Kawasan itupun kini terancam dengan keberadaan perluasan plasma sawit. Apabila lahan gambut terus dibakar maka, akan terkikis dan akhirnya akan menjadi tanah aluvial atau mineral.
Untuk mengantisipasi kerusakan gambut yang lebih parah, pemerintah diharapkan memberikan sosialisasi kepada warga dan perusahaan terutama tata kelola air di lahan gambut.
“Lahan gambut sudah terlanjur ditanami, sekarang kita fokuskan pada sosialisasi pengelolaan lahan gambut dan menjaga gambut yang masih ada,” kata Bambang.
Kepala Seksi Obesrvasi dan Informasi Stasiun Meteorologi Sultan Mahmud Badaruddin II Palembang Bambang Beni Setiaji mengatakan, seiring adanya pusat tekanan rendah dan Badai Tropis Hatlong di Laut Cina Selatan mengakibatkan menguatnya massa udara dingin dari Australia (Muson Australia). Kondisi ini membuat lapisan udara atas kembali kering dan berangin kencang yang akan menghambat pertumbuhan awan hujan di wilayah Sumsel.
Alhasil, potensi hujan akan kembali minim, sebaliknya asap akibat kebakaran lahan dan hutan berisiko meningkat pada 6-8 November 2019. Kondisi ini bersifat sementara (fluktuaktif) karena secara meteorologi kondisi posisi matahari dan angin masih di musim peralihan.
Beni memaparkan, kondisi intensitas asap tetap berpotensi terjadi di Sumsel dikarenakan wilayah-wilayah yang memiliki jumlah titik panas yang signifikan belum terpapar hujan.

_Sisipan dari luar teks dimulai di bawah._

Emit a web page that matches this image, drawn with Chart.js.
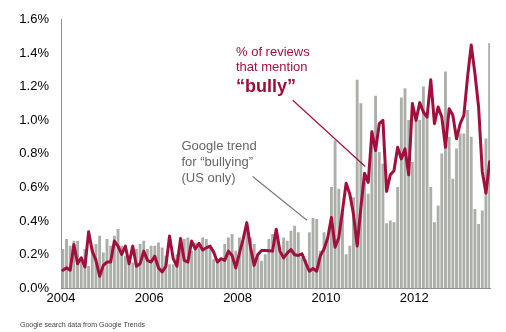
<!DOCTYPE html>
<html>
<head>
<meta charset="utf-8">
<script src="https://cdn.jsdelivr.net/npm/chart.js@4.4.0/dist/chart.umd.min.js"></script>
<style>
    html, body { margin: 0; padding: 0; background: #fff; }
    #wrap { position: relative; width: 506px; height: 332px; }
</style>
</head>
<body>
<div id="wrap"><canvas id="bullyChart" width="506" height="332"></canvas></div>
<script>
"use strict";

// monthly values starting Jan 2004, in percent
var startYear = 2004;

var googleTrend = [
    0.23, 0.29, 0.25, 0.28, 0.28, 0.18, 0.23, 0.13, 0.24, 0.26, 0.31, 0.21,
    0.29, 0.25, 0.31, 0.35, 0.25, 0.19, 0.15, 0.15, 0.23, 0.26, 0.28, 0.23,
    0.25, 0.25, 0.27, 0.24, 0.19, 0.14, 0.14, 0.20, 0.28, 0.29, 0.30, 0.22,
    0.27, 0.26, 0.30, 0.29, 0.24, 0.17, 0.15, 0.16, 0.26, 0.30, 0.32, 0.22,
    0.30, 0.28, 0.33, 0.30, 0.26, 0.18, 0.16, 0.20, 0.29, 0.32, 0.35, 0.24,
    0.30, 0.28, 0.34, 0.37, 0.33, 0.18, 0.17, 0.33, 0.415, 0.41, 0.22, 0.33,
    0.30, 0.60, 0.88, 0.59, 0.45, 0.20, 0.25, 0.54, 1.24, 1.10, 0.675, 0.56,
    0.94, 1.145, 0.81, 0.74, 0.384, 0.40, 0.39, 0.60, 1.135, 1.19, 1.00, 0.75,
    1.00, 1.00, 1.20, 1.02, 0.60, 0.39, 0.49, 0.80, 1.29, 0.90, 0.65, 0.83,
    0.92, 0.92, 1.06, 0.90, 0.47, 0.38, 0.46, 0.89, 1.46
];

var reviewShare = [
    0.106, 0.12, 0.106, 0.26, 0.145, 0.18, 0.125, 0.335, 0.22, 0.165, 0.07, 0.135,
    0.155, 0.155, 0.28, 0.25, 0.20, 0.25, 0.145, 0.25, 0.13, 0.145, 0.22, 0.165,
    0.155, 0.19, 0.12, 0.096, 0.13, 0.31, 0.175, 0.13, 0.296, 0.165, 0.155, 0.28,
    0.233, 0.267, 0.227, 0.24, 0.25, 0.214, 0.155, 0.175, 0.165, 0.22, 0.194, 0.12,
    0.208, 0.29, 0.39, 0.243, 0.135, 0.20, 0.224, 0.224, 0.222, 0.22, 0.35, 0.22,
    0.18, 0.208, 0.23, 0.198, 0.194, 0.204, 0.15, 0.10, 0.116, 0.10, 0.194, 0.233,
    0.30, 0.42, 0.243, 0.30, 0.46, 0.625, 0.56, 0.44, 0.25, 0.48, 0.684, 0.63,
    0.93, 0.82, 0.98, 1.00, 0.576, 0.675, 0.70, 0.84, 0.77, 0.83, 0.675, 1.10,
    1.00, 1.106, 1.05, 1.02, 1.243, 0.98, 1.08, 1.02, 0.84, 1.07, 1.03, 0.89,
    0.98, 1.03, 1.26, 1.45, 1.28, 1.08, 0.694, 0.567, 0.753
];

var yearTicks = [2004, 2006, 2008, 2010, 2012];
var pctMax = 1.6;
var pctStep = 0.2;

var crimson = '#a30f3d';
var barGrey = '#abafa8';
var axisGrey = '#8e8e8e';
var fontFamily = '"Liberation Sans", Arial, Helvetica, sans-serif';

function monthX(i) {
    return startYear + (i + 0.5) / 12;
}

function toPoints(values) {
    return values.map(function (v, i) { return { x: monthX(i), y: v }; });
}

// callouts, anchored in data units (year, percent)
var callouts = [
    { color: crimson, from: [2009.25, 1.12], to: [2010.89, 0.725] },
    { color: '#7a7a7a', from: [2008.34, 0.665], to: [2009.57, 0.404] }
];

var calloutText = [
    { text: '% of reviews', x: 236, y: 52, font: '13px ' + fontFamily, color: crimson },
    { text: 'that mention', x: 236, y: 67.5, font: '13px ' + fontFamily, color: crimson },
    { text: '\u201cbully\u201d', x: 236, y: 87, font: 'bold 18px ' + fontFamily, color: '#9c0d38' },
    { text: 'Google trend', x: 181.5, y: 146.5, font: '13px ' + fontFamily, color: '#666666' },
    { text: 'for \u201cbullying\u201d', x: 181.5, y: 162.5, font: '13px ' + fontFamily, color: '#666666' },
    { text: '(US only)', x: 181.5, y: 178.5, font: '13px ' + fontFamily, color: '#666666' },
    { text: 'Google search data from Google Trends', x: 20, y: 325.5, font: '7px ' + fontFamily, color: '#444444' }
];

var annotate = {
    id: 'annotate',
    afterDraw: function (chart) {
        var ctx = chart.ctx;
        var xs = chart.scales.x, ys = chart.scales.y;
        ctx.save();
        callouts.forEach(function (c) {
            ctx.beginPath();
            ctx.strokeStyle = c.color;
            ctx.lineWidth = 1.2;
            ctx.moveTo(xs.getPixelForValue(c.from[0]), ys.getPixelForValue(c.from[1]));
            ctx.lineTo(xs.getPixelForValue(c.to[0]), ys.getPixelForValue(c.to[1]));
            ctx.stroke();
        });
        ctx.textAlign = 'left';
        ctx.textBaseline = 'middle';
        calloutText.forEach(function (t) {
            ctx.font = t.font;
            ctx.fillStyle = t.color;
            ctx.fillText(t.text, t.x, t.y);
        });
        ctx.restore();
    }
};

var chart = new Chart(document.getElementById('bullyChart'), {
    type: 'bar',
    data: {
        datasets: [
            {
                type: 'line',
                label: '% of reviews that mention "bully"',
                data: toPoints(reviewShare),
                borderColor: crimson,
                borderWidth: 3,
                borderJoinStyle: 'round',
                borderCapStyle: 'round',
                pointRadius: 0,
                tension: 0,
                order: 0
            },
            {
                type: 'bar',
                label: 'Google trend for "bullying"',
                data: toPoints(googleTrend),
                backgroundColor: barGrey,
                barThickness: 2.2,
                order: 1
            }
        ]
    },
    options: {
        responsive: false,
        animation: false,
        devicePixelRatio: 1,
        layout: { padding: { top: 16, right: 16, left: 0, bottom: 0 } },
        plugins: { legend: { display: false }, tooltip: { enabled: false } },
        scales: {
            x: {
                type: 'linear',
                offset: false,
                min: startYear,
                max: startYear + 116.6 / 12,
                afterBuildTicks: function (scale) {
                    scale.ticks = yearTicks.map(function (v) { return { value: v }; });
                },
                afterFit: function (scale) { scale.height = 44; },
                grid: { display: false, drawTicks: false },
                border: { display: true, color: axisGrey, width: 1 },
                ticks: {
                    autoSkip: false,
                    maxRotation: 0,
                    padding: 3,
                    color: '#000',
                    font: { family: fontFamily, size: 13 },
                    callback: function (v) { return String(v); }
                }
            },
            y: {
                min: 0,
                max: pctMax,
                afterFit: function (scale) { scale.width = 61; },
                grid: { display: false, drawTicks: false },
                border: { display: true, color: axisGrey, width: 1 },
                ticks: {
                    stepSize: pctStep,
                    padding: 12,
                    color: '#000',
                    font: { family: fontFamily, size: 13 },
                    callback: function (v) { return v.toFixed(1) + '%'; }
                }
            }
        }
    },
    plugins: [annotate]
});
</script>
</body>
</html>
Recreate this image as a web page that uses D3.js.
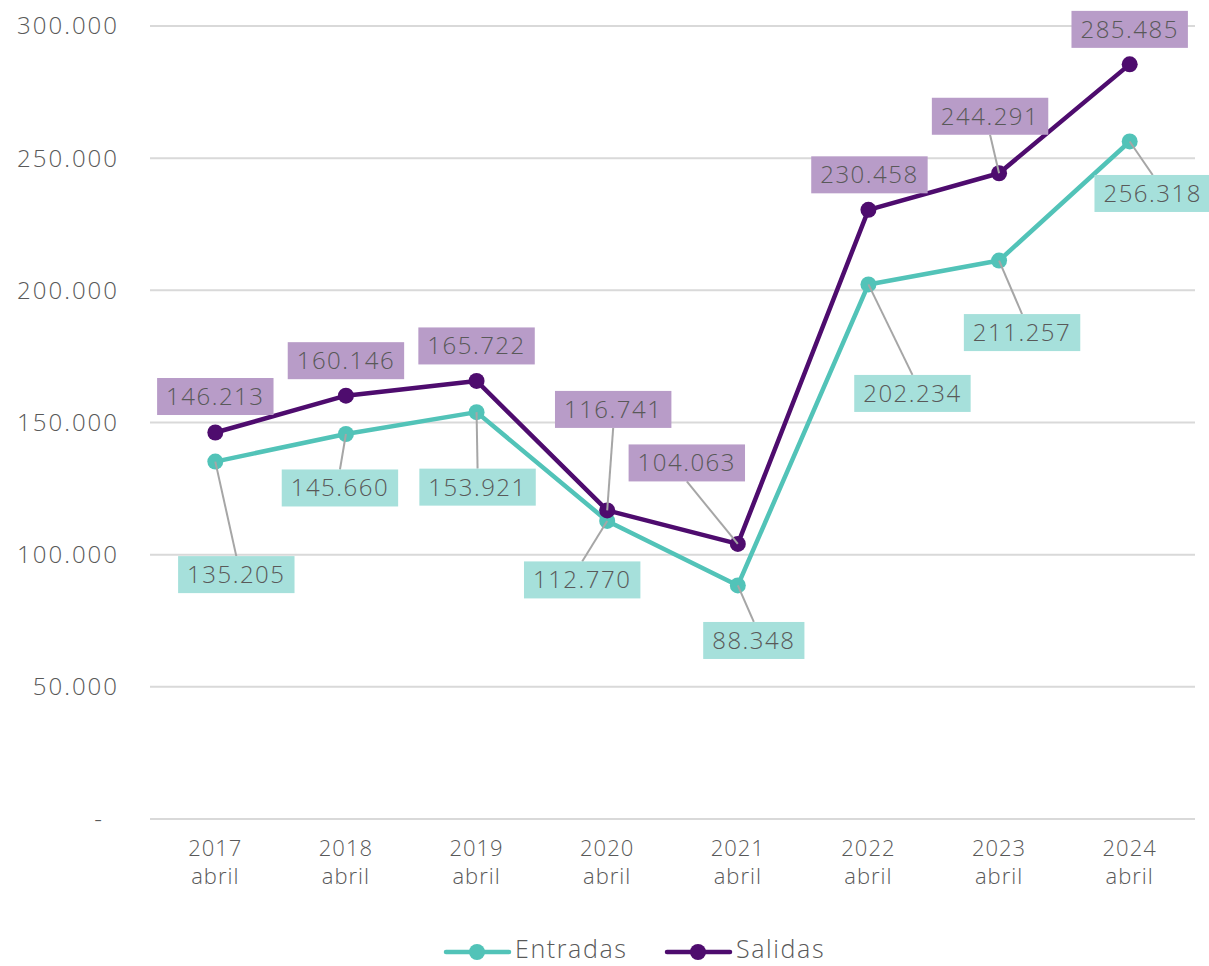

Apalagi kawasan yang terbakar merupakan lahan gambut dalam. Hanya hujan sistem konvektif berskala meso (mesoscale convective system/MCS) dengan indikasi awan hujan (cumulonimbus) yang memanjang lebih kurang 200 kilometer diyakini dapat memadamkan titik-titik panas akibat karhutla.